= Data section =
— begin —

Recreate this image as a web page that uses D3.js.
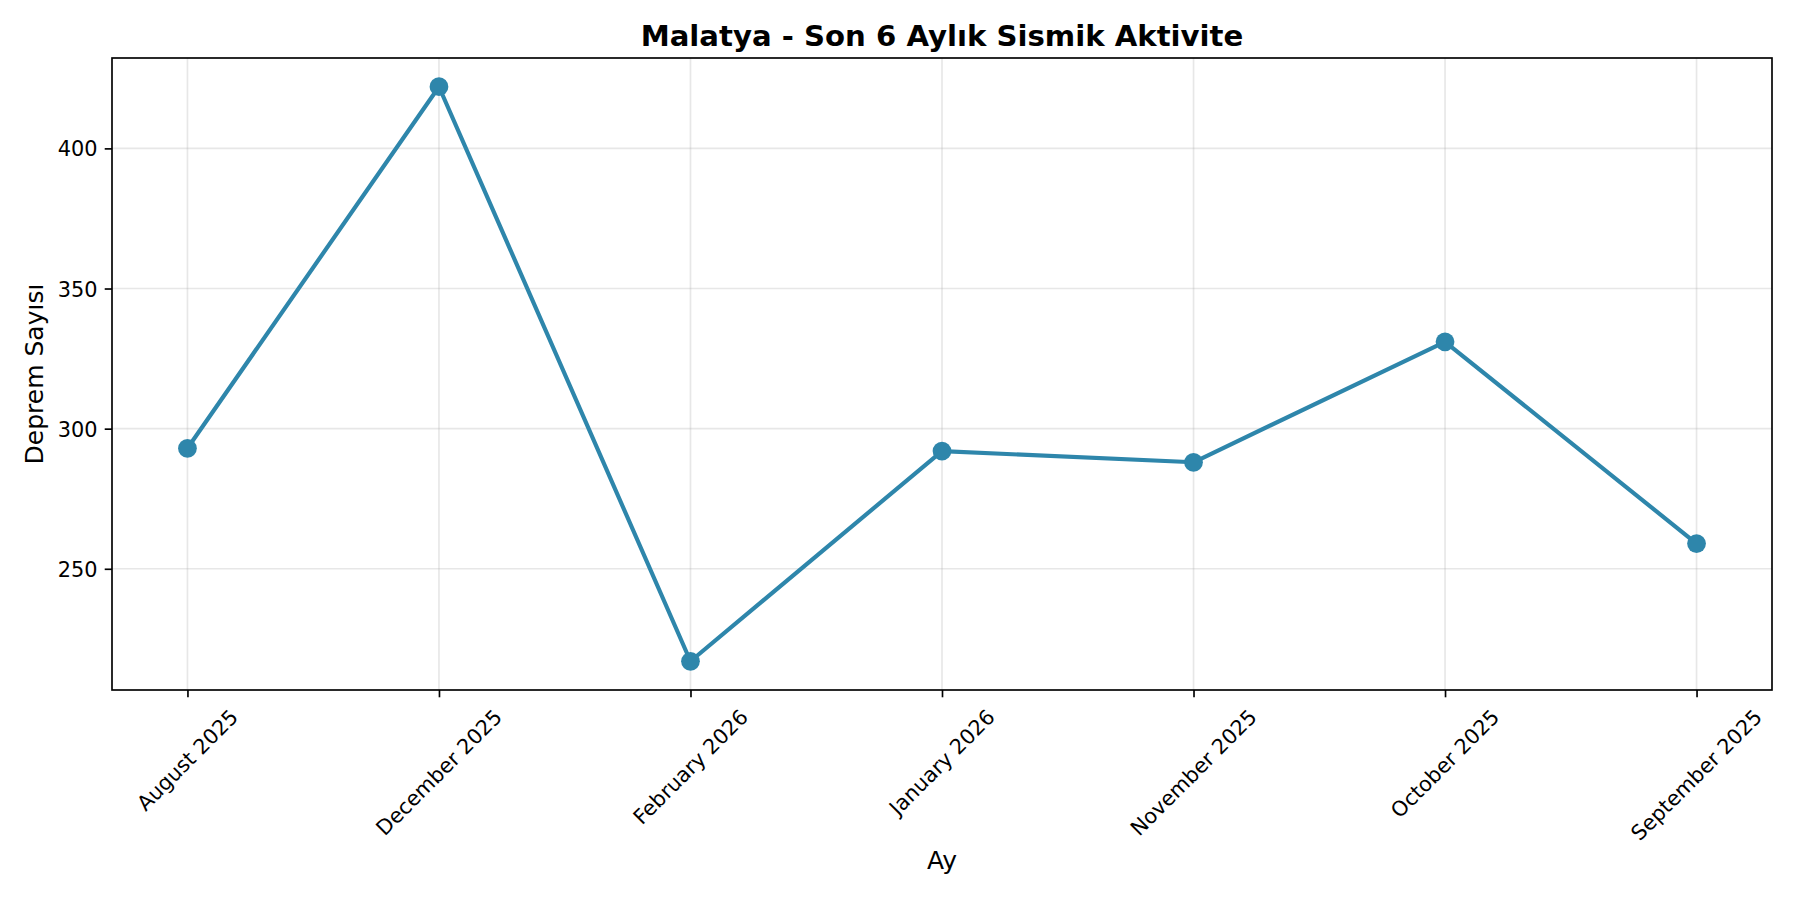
<!DOCTYPE html>
<html lang="tr">
<head>
<meta charset="UTF-8">
<title>Malatya - Son 6 Aylık Sismik Aktivite</title>
<script src="https://cdn.jsdelivr.net/npm/d3@7/dist/d3.min.js"></script>
<style>
  body { margin: 0; background: #fff; }
  svg { display: block; font-family: "DejaVu Sans", sans-serif; }
</style>
</head>
<body>
<div id="chart"></div>
<script>
// data (categories kept in their alphabetical order)
const months = ["August 2025", "December 2025", "February 2026", "January 2026",
                "November 2025", "October 2025", "September 2025"];
const counts = [293, 422, 217, 292, 288, 331, 259];
const yTicks = [250, 300, 350, 400];

const titleText = "Malatya - Son 6 Aylık Sismik Aktivite";
const xLabel = "Ay";
const yLabel = "Deprem Sayısı";

const W = 1800, H = 900;
const margin = { top: 58, right: 28, bottom: 210, left: 112 };
const innerW = W - margin.left - margin.right;
const innerH = H - margin.top - margin.bottom;

const pt = 150 / 72;          // matplotlib points -> px at 150 dpi
const lineColor = "#2E86AB";
const tickFont = 10 * pt, labelFont = 12 * pt, titleFont = 14 * pt;
const tickLen = 3.5 * pt, tickPad = 3.5 * pt;

const svg = d3.select("#chart").append("svg")
    .attr("width", W).attr("height", H);
svg.append("rect").attr("width", W).attr("height", H).attr("fill", "#fff");

const g = svg.append("g").attr("transform", `translate(${margin.left},${margin.top})`);

const x = d3.scalePoint().domain(months).range([0, innerW]).padding(0.3);

const [lo, hi] = d3.extent(counts);
const pad = (hi - lo) * 0.05;
const y = d3.scaleLinear().domain([lo - pad, hi + pad]).range([innerH, 0]);

// grid
g.append("g").selectAll("line").data(yTicks).join("line")
    .attr("x1", 0).attr("x2", innerW)
    .attr("y1", d => y(d)).attr("y2", d => y(d))
    .attr("stroke", "#b0b0b0").attr("stroke-opacity", 0.3).attr("stroke-width", 0.8 * pt);
g.append("g").selectAll("line").data(months).join("line")
    .attr("y1", 0).attr("y2", innerH)
    .attr("x1", d => x(d)).attr("x2", d => x(d))
    .attr("stroke", "#b0b0b0").attr("stroke-opacity", 0.3).attr("stroke-width", 0.8 * pt);

// line + markers
const pts = months.map((m, i) => ({ m, v: counts[i] }));
g.append("path").datum(pts)
    .attr("fill", "none")
    .attr("stroke", lineColor)
    .attr("stroke-width", 2 * pt)
    .attr("stroke-linejoin", "round")
    .attr("d", d3.line().x(d => x(d.m)).y(d => y(d.v)));
g.append("g").selectAll("circle").data(pts).join("circle")
    .attr("cx", d => x(d.m)).attr("cy", d => y(d.v))
    .attr("r", 4.5 * pt)
    .attr("fill", lineColor);

// frame
g.append("rect").attr("width", innerW).attr("height", innerH)
    .attr("fill", "none").attr("stroke", "#000").attr("stroke-width", 0.8 * pt);

// y axis
const yAxis = g.append("g")
    .call(d3.axisLeft(y).tickValues(yTicks).tickSize(tickLen).tickPadding(tickPad));
yAxis.select(".domain").remove();
yAxis.selectAll(".tick line").attr("stroke", "#000").attr("stroke-width", 0.8 * pt);
yAxis.selectAll(".tick text")
    .attr("font-size", tickFont).attr("fill", "#000")
    .attr("font-family", "DejaVu Sans").attr("dy", "0.36em");

// x axis, labels rotated 45deg and centred under each tick like matplotlib
const xAxis = g.append("g").attr("transform", `translate(0,${innerH})`)
    .call(d3.axisBottom(x).tickSize(tickLen).tickFormat(""));
xAxis.select(".domain").remove();
xAxis.selectAll(".tick line").attr("stroke", "#000").attr("stroke-width", 0.8 * pt);

const s45 = Math.SQRT1_2;
const lblTop = innerH + tickLen + tickPad;
const textH = 1.164 * tickFont;
let lblBottom = 0;
months.forEach(m => {
  const t = g.append("text")
      .attr("font-size", tickFont).attr("fill", "#000")
      .attr("text-anchor", "middle").attr("dy", "0.346em")
      .text(m);
  const w = t.node().getComputedTextLength();
  const half = (w + textH) * s45 / 2;
  const cy = lblTop + half;
  lblBottom = Math.max(lblBottom, cy + half);
  t.attr("transform", `translate(${x(m)},${cy}) rotate(-45)`);
});

// axis labels
g.append("text")
    .attr("x", innerW / 2)
    .attr("y", lblBottom + 4 * pt + 0.6 * labelFont)
    .attr("text-anchor", "middle")
    .attr("font-size", labelFont).attr("fill", "#000")
    .text(xLabel);

g.append("text")
    .attr("transform", `translate(${43 - margin.left},${innerH / 2}) rotate(-90)`)
    .attr("text-anchor", "middle")
    .attr("font-size", labelFont).attr("fill", "#000")
    .text(yLabel);

// title
svg.append("text")
    .attr("x", margin.left + innerW / 2)
    .attr("y", margin.top - 6 * pt)
    .attr("text-anchor", "middle")
    .attr("font-size", titleFont).attr("font-weight", "bold").attr("fill", "#000")
    .text(titleText);
</script>
</body>
</html>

— end —

Leave out any pictures, please, and quote only the lines from the top of the data through the line that contains "const y = d3.scaleLinear().domain([lo".

Recreate this image as a web page that uses D3.js.
<!DOCTYPE html>
<html lang="tr">
<head>
<meta charset="UTF-8">
<title>Malatya - Son 6 Aylık Sismik Aktivite</title>
<script src="https://cdn.jsdelivr.net/npm/d3@7/dist/d3.min.js"></script>
<style>
  body { margin: 0; background: #fff; }
  svg { display: block; font-family: "DejaVu Sans", sans-serif; }
</style>
</head>
<body>
<div id="chart"></div>
<script>
// data (categories kept in their alphabetical order)
const months = ["August 2025", "December 2025", "February 2026", "January 2026",
                "November 2025", "October 2025", "September 2025"];
const counts = [293, 422, 217, 292, 288, 331, 259];
const yTicks = [250, 300, 350, 400];

const titleText = "Malatya - Son 6 Aylık Sismik Aktivite";
const xLabel = "Ay";
const yLabel = "Deprem Sayısı";

const W = 1800, H = 900;
const margin = { top: 58, right: 28, bottom: 210, left: 112 };
const innerW = W - margin.left - margin.right;
const innerH = H - margin.top - margin.bottom;

const pt = 150 / 72;          // matplotlib points -> px at 150 dpi
const lineColor = "#2E86AB";
const tickFont = 10 * pt, labelFont = 12 * pt, titleFont = 14 * pt;
const tickLen = 3.5 * pt, tickPad = 3.5 * pt;

const svg = d3.select("#chart").append("svg")
    .attr("width", W).attr("height", H);
svg.append("rect").attr("width", W).attr("height", H).attr("fill", "#fff");

const g = svg.append("g").attr("transform", `translate(${margin.left},${margin.top})`);

const x = d3.scalePoint().domain(months).range([0, innerW]).padding(0.3);

const [lo, hi] = d3.extent(counts);
const pad = (hi - lo) * 0.05;
const y = d3.scaleLinear().domain([lo - pad, hi + pad]).range([innerH, 0]);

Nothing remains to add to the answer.